SUPPLIED DATA:

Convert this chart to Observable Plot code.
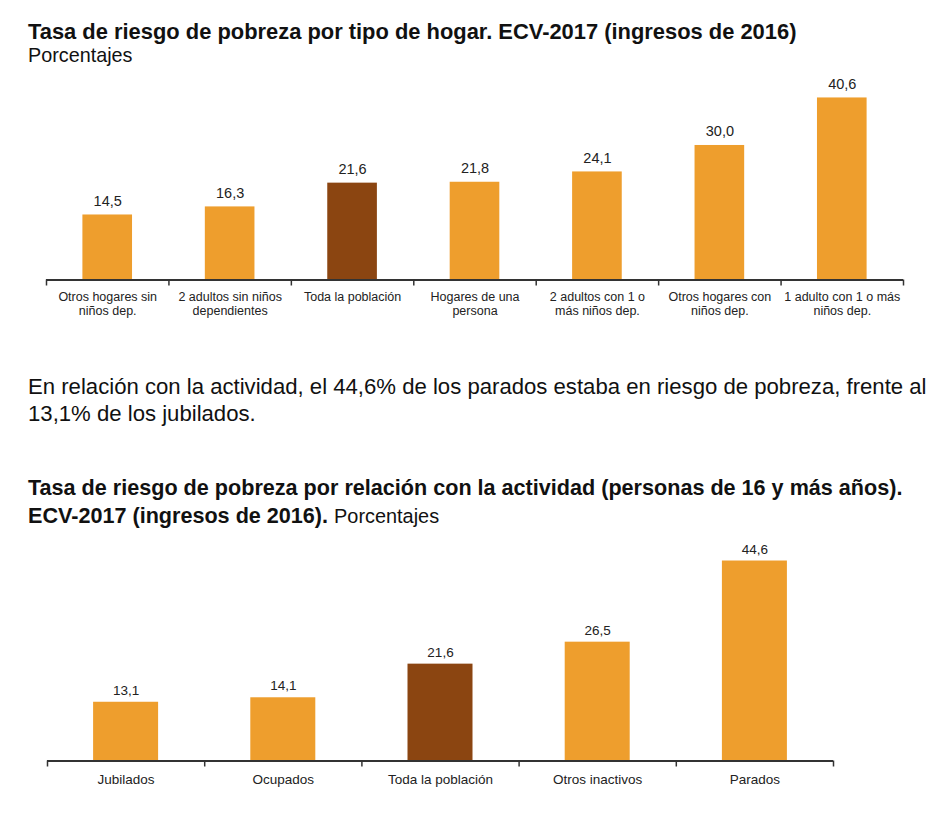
<!DOCTYPE html>
<html>
<head>
<meta charset="utf-8">
<script src="https://cdn.jsdelivr.net/npm/d3@7"></script>
<script src="https://cdn.jsdelivr.net/npm/@observablehq/plot@0.6"></script>
<style>
  html, body { margin: 0; padding: 0; background: #fff; }
  body { width: 950px; height: 817px; position: relative; overflow: hidden;
         font-family: "Liberation Sans", Arial, sans-serif; color: #111; }
  .t { position: absolute; left: 28px; white-space: nowrap; z-index: 2; }
  .bold { font-weight: bold; }
  .chart { position: absolute; left: 0; z-index: 1; }
</style>
</head>
<body>
<div class="t bold" id="title1" style="top:21px;font-size:21.9px;line-height:21.9px;">Tasa de riesgo de pobreza por tipo de hogar. ECV-2017 (ingresos de 2016)</div>
<div class="t" id="sub1" style="top:46.2px;font-size:19.8px;line-height:19.8px;">Porcentajes</div>
<div class="t" id="para" style="top:374.3px;font-size:22.15px;line-height:26.7px;">En relación con la actividad, el 44,6% de los parados estaba en riesgo de pobreza, frente al<br>13,1% de los jubilados.</div>
<div class="t" id="title2" style="top:473.5px;font-size:21.6px;line-height:28px;"><span class="bold">Tasa de riesgo de pobreza por relación con la actividad (personas de 16 y más años).<br>ECV-2017 (ingresos de 2016).</span> <span style="font-size:19.9px">Porcentajes</span></div>
<div class="chart" id="chart1" style="top:64px;"></div>
<div class="chart" id="chart2" style="top:532px;"></div>
<script>
// ---- Data: chart 1 (tipo de hogar) ----
const hogarCategories = [
  "Otros hogares sin niños dep.",
  "2 adultos sin niños dependientes",
  "Toda la población",
  "Hogares de una persona",
  "2 adultos con 1 o más niños dep.",
  "Otros hogares con niños dep.",
  "1 adulto con 1 o más niños dep."
];
const hogarTickLabels = [
  "Otros hogares sin\nniños dep.",
  "2 adultos sin niños\ndependientes",
  "Toda la población",
  "Hogares de una\npersona",
  "2 adultos con 1 o\nmás niños dep.",
  "Otros hogares con\nniños dep.",
  "1 adulto con 1 o más\nniños dep."
];
const hogarValues = [14.5, 16.3, 21.6, 21.8, 24.1, 30.0, 40.6];

// ---- Data: chart 2 (relación con la actividad) ----
const actividadCategories = ["Jubilados", "Ocupados", "Toda la población", "Otros inactivos", "Parados"];
const actividadTickLabels = ["Jubilados", "Ocupados", "Toda la población", "Otros inactivos", "Parados"];
const actividadValues = [13.1, 14.1, 21.6, 26.5, 44.6];

const highlightCategory = "Toda la población";

// ---- Styles ----
const ORANGE = "#EE9E2D";
const BROWN = "#8B4511";
const AXIS = "#333333";
const fmt = v => d3.format(".1f")(v).replace(".", ",");

function barChart({categories, tickLabels, values, width, marginLeft, marginRight,
                   marginTop, marginBottom, inset, valueFont, valueGap, tickFont,
                   tickLineHeight, tickPadding, yMax, plotHeight}) {
  const n = categories.length;
  const data = categories.map((c, i) => ({i, c, v: values[i], label: tickLabels[i]}));
  return Plot.plot({
    width,
    height: marginTop + plotHeight + marginBottom,
    marginLeft, marginRight, marginTop, marginBottom,
    style: {fontFamily: "'Liberation Sans', Arial, sans-serif", color: "#222", background: "transparent", overflow: "visible"},
    x: {type: "linear", domain: [0, n], label: null},
    y: {domain: [0, yMax], axis: null},
    marks: [
      Plot.rect(data, {
        x1: d => d.i, x2: d => d.i + 1, y1: 0, y2: d => d.v,
        insetLeft: inset, insetRight: inset,
        fill: d => d.c === highlightCategory ? BROWN : ORANGE
      }),
      Plot.text(data, {
        x: d => d.i + 0.5, y: d => d.v, text: d => fmt(d.v),
        dy: -valueGap, lineAnchor: "bottom", fontSize: valueFont, fill: "#222"
      }),
      Plot.ruleY([0], {stroke: AXIS, strokeWidth: 2}),
      Plot.axisX({
        ticks: d3.range(n + 1), tickSize: 6, tickFormat: () => "",
        stroke: AXIS, strokeWidth: 1.5, label: null
      }),
      Plot.axisX({
        ticks: d3.range(n).map(i => i + 0.5), tickSize: 0, tickPadding,
        tickFormat: v => data[Math.floor(v)].label,
        fontSize: tickFont, lineHeight: tickLineHeight, fill: "#222", label: null
      })
    ]
  });
}

const PX_PER_UNIT = 4.484;
const Y_MAX = 45;

document.getElementById("chart1").append(barChart({
  categories: hogarCategories, tickLabels: hogarTickLabels, values: hogarValues,
  width: 950, marginLeft: 46, marginRight: 47,
  marginTop: 279.5 - 64 - Y_MAX * PX_PER_UNIT, marginBottom: 45,
  inset: 36.4, valueFont: 14.5, valueGap: 9, tickFont: 12.5, tickLineHeight: 1.17,
  tickPadding: 10.3, yMax: Y_MAX, plotHeight: Y_MAX * PX_PER_UNIT
}));

document.getElementById("chart2").append(barChart({
  categories: actividadCategories, tickLabels: actividadTickLabels, values: actividadValues,
  width: 950, marginLeft: 47, marginRight: 117,
  marginTop: 760.5 - 532 - Y_MAX * PX_PER_UNIT, marginBottom: 40,
  inset: 46.1, valueFont: 13.5, valueGap: 7.5, tickFont: 13.5, tickLineHeight: 1.17,
  tickPadding: 11.6, yMax: Y_MAX, plotHeight: Y_MAX * PX_PER_UNIT
}));
</script>
</body>
</html>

PROBLEM TO WORK ON: Give the data again exactly as written, with all pictures left out.

THE RESULT:
Convert this chart to Observable Plot code.
<!DOCTYPE html>
<html>
<head>
<meta charset="utf-8">
<script src="https://cdn.jsdelivr.net/npm/d3@7"></script>
<script src="https://cdn.jsdelivr.net/npm/@observablehq/plot@0.6"></script>
<style>
  html, body { margin: 0; padding: 0; background: #fff; }
  body { width: 950px; height: 817px; position: relative; overflow: hidden;
         font-family: "Liberation Sans", Arial, sans-serif; color: #111; }
  .t { position: absolute; left: 28px; white-space: nowrap; z-index: 2; }
  .bold { font-weight: bold; }
  .chart { position: absolute; left: 0; z-index: 1; }
</style>
</head>
<body>
<div class="t bold" id="title1" style="top:21px;font-size:21.9px;line-height:21.9px;">Tasa de riesgo de pobreza por tipo de hogar. ECV-2017 (ingresos de 2016)</div>
<div class="t" id="sub1" style="top:46.2px;font-size:19.8px;line-height:19.8px;">Porcentajes</div>
<div class="t" id="para" style="top:374.3px;font-size:22.15px;line-height:26.7px;">En relación con la actividad, el 44,6% de los parados estaba en riesgo de pobreza, frente al<br>13,1% de los jubilados.</div>
<div class="t" id="title2" style="top:473.5px;font-size:21.6px;line-height:28px;"><span class="bold">Tasa de riesgo de pobreza por relación con la actividad (personas de 16 y más años).<br>ECV-2017 (ingresos de 2016).</span> <span style="font-size:19.9px">Porcentajes</span></div>
<div class="chart" id="chart1" style="top:64px;"></div>
<div class="chart" id="chart2" style="top:532px;"></div>
<script>
// ---- Data: chart 1 (tipo de hogar) ----
const hogarCategories = [
  "Otros hogares sin niños dep.",
  "2 adultos sin niños dependientes",
  "Toda la población",
  "Hogares de una persona",
  "2 adultos con 1 o más niños dep.",
  "Otros hogares con niños dep.",
  "1 adulto con 1 o más niños dep."
];
const hogarTickLabels = [
  "Otros hogares sin\nniños dep.",
  "2 adultos sin niños\ndependientes",
  "Toda la población",
  "Hogares de una\npersona",
  "2 adultos con 1 o\nmás niños dep.",
  "Otros hogares con\nniños dep.",
  "1 adulto con 1 o más\nniños dep."
];
const hogarValues = [14.5, 16.3, 21.6, 21.8, 24.1, 30.0, 40.6];

// ---- Data: chart 2 (relación con la actividad) ----
const actividadCategories = ["Jubilados", "Ocupados", "Toda la población", "Otros inactivos", "Parados"];
const actividadTickLabels = ["Jubilados", "Ocupados", "Toda la población", "Otros inactivos", "Parados"];
const actividadValues = [13.1, 14.1, 21.6, 26.5, 44.6];

const highlightCategory = "Toda la población";

// ---- Styles ----
const ORANGE = "#EE9E2D";
const BROWN = "#8B4511";
const AXIS = "#333333";
const fmt = v => d3.format(".1f")(v).replace(".", ",");

function barChart({categories, tickLabels, values, width, marginLeft, marginRight,
                   marginTop, marginBottom, inset, valueFont, valueGap, tickFont,
                   tickLineHeight, tickPadding, yMax, plotHeight}) {
  const n = categories.length;
  const data = categories.map((c, i) => ({i, c, v: values[i], label: tickLabels[i]}));
  return Plot.plot({
    width,
    height: marginTop + plotHeight + marginBottom,
    marginLeft, marginRight, marginTop, marginBottom,
    style: {fontFamily: "'Liberation Sans', Arial, sans-serif", color: "#222", background: "transparent", overflow: "visible"},
    x: {type: "linear", domain: [0, n], label: null},
    y: {domain: [0, yMax], axis: null},
    marks: [
      Plot.rect(data, {
        x1: d => d.i, x2: d => d.i + 1, y1: 0, y2: d => d.v,
        insetLeft: inset, insetRight: inset,
        fill: d => d.c === highlightCategory ? BROWN : ORANGE
      }),
      Plot.text(data, {
        x: d => d.i + 0.5, y: d => d.v, text: d => fmt(d.v),
        dy: -valueGap, lineAnchor: "bottom", fontSize: valueFont, fill: "#222"
      }),
      Plot.ruleY([0], {stroke: AXIS, strokeWidth: 2}),
      Plot.axisX({
        ticks: d3.range(n + 1), tickSize: 6, tickFormat: () => "",
        stroke: AXIS, strokeWidth: 1.5, label: null
      }),
      Plot.axisX({
        ticks: d3.range(n).map(i => i + 0.5), tickSize: 0, tickPadding,
        tickFormat: v => data[Math.floor(v)].label,
        fontSize: tickFont, lineHeight: tickLineHeight, fill: "#222", label: null
      })
    ]
  });
}

const PX_PER_UNIT = 4.484;
const Y_MAX = 45;

document.getElementById("chart1").append(barChart({
  categories: hogarCategories, tickLabels: hogarTickLabels, values: hogarValues,
  width: 950, marginLeft: 46, marginRight: 47,
  marginTop: 279.5 - 64 - Y_MAX * PX_PER_UNIT, marginBottom: 45,
  inset: 36.4, valueFont: 14.5, valueGap: 9, tickFont: 12.5, tickLineHeight: 1.17,
  tickPadding: 10.3, yMax: Y_MAX, plotHeight: Y_MAX * PX_PER_UNIT
}));

document.getElementById("chart2").append(barChart({
  categories: actividadCategories, tickLabels: actividadTickLabels, values: actividadValues,
  width: 950, marginLeft: 47, marginRight: 117,
  marginTop: 760.5 - 532 - Y_MAX * PX_PER_UNIT, marginBottom: 40,
  inset: 46.1, valueFont: 13.5, valueGap: 7.5, tickFont: 13.5, tickLineHeight: 1.17,
  tickPadding: 11.6, yMax: Y_MAX, plotHeight: Y_MAX * PX_PER_UNIT
}));
</script>
</body>
</html>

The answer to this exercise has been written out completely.